Huh? I don’t understand what you mean by that.
It was a mistake to bypass Judge Ho for SCOTUS.
I’m sure the folks in that Colorado apartment complex are taking great comfort in this.
Beat me to it
This will def stop the gang in their tracks.
There ain’t nothing going on there. The Gov of Colorado says so
And now with added Target parking lots!!
It’s only common sense that illegal aliens should have illegal guns.
I always hated the old NRA slogan that when guns were outlawed, only outlaws would have guns. It was too easy to interpret as a tautology: if guns were illegal, then owning one made YOU an outlaw.
yeah right
try stopping the criminals from getting weapons
hunter proved that
“[A]n illegal alien does not become “part of a national community” by unlawfully entering it, any more than a thief becomes an owner of property by stealing it.”

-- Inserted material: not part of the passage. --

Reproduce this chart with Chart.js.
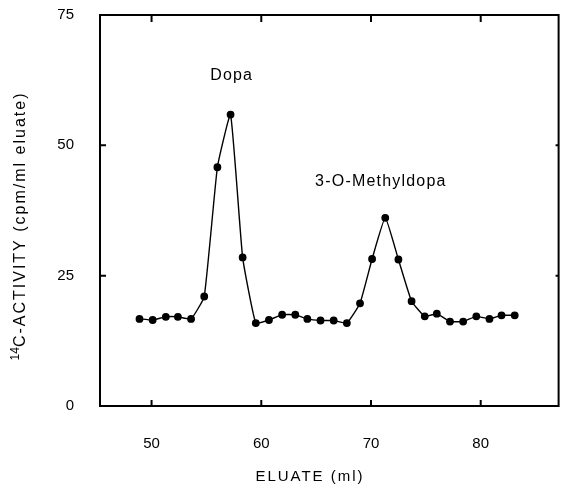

A better analogy would have been:: an illegal doesn’t become one of “the people”!by unlawfully invading the country any more than a squatter becomes a homeowner by occupying one. Except that I’m sure a bunch of lawyers would immediately pounce on me to explain that in their state, that is exactly what squatter law allows. I guess the Supremes didn’t want to point out the hypocrisy.
“[A]n illegal alien does not become “part of a national community” by unlawfully entering it, any more than a thief becomes an owner of property by stealing it.”
———
A basic, obvious and rational premise that is opposed by the vile Dhimmi-crats, who are supporters and enablers of illegal aliens, thieves/criminals and Islamofascists/Muslim supremacists/terrorists.
Except that a thief can eventually gain ownership of the property he stole, by adverse possession.
I see a whole new cottage industry….
Bless Judge James Ho’s parents!
Now if only we could ban illegal aliens.
Wouldn’t it be even better if they banned ILLEGAL ENTRY into our country in the first place.
Um, they did. That’s what makes it illegal. For the first century or so of the USA’s existence there was no such thing as illegal entry, because there was no law against any kind of entry.
(And if you take a strictly originalist view, nothing in the constitution authorizes Congress to regulate immigration, which is a huge problem.)
So the very fact that we’re discussing illegal entrants means there is a law that they have violated. That doesn’t change their rights once they’re here. The fourteenth amendment couldn’t be clearer that it protects everyone equally, regardless of how many laws they may have broken. So does the fifth.
So the question in this case was whether Congress may infringe their RKBA, and the court decided that it may.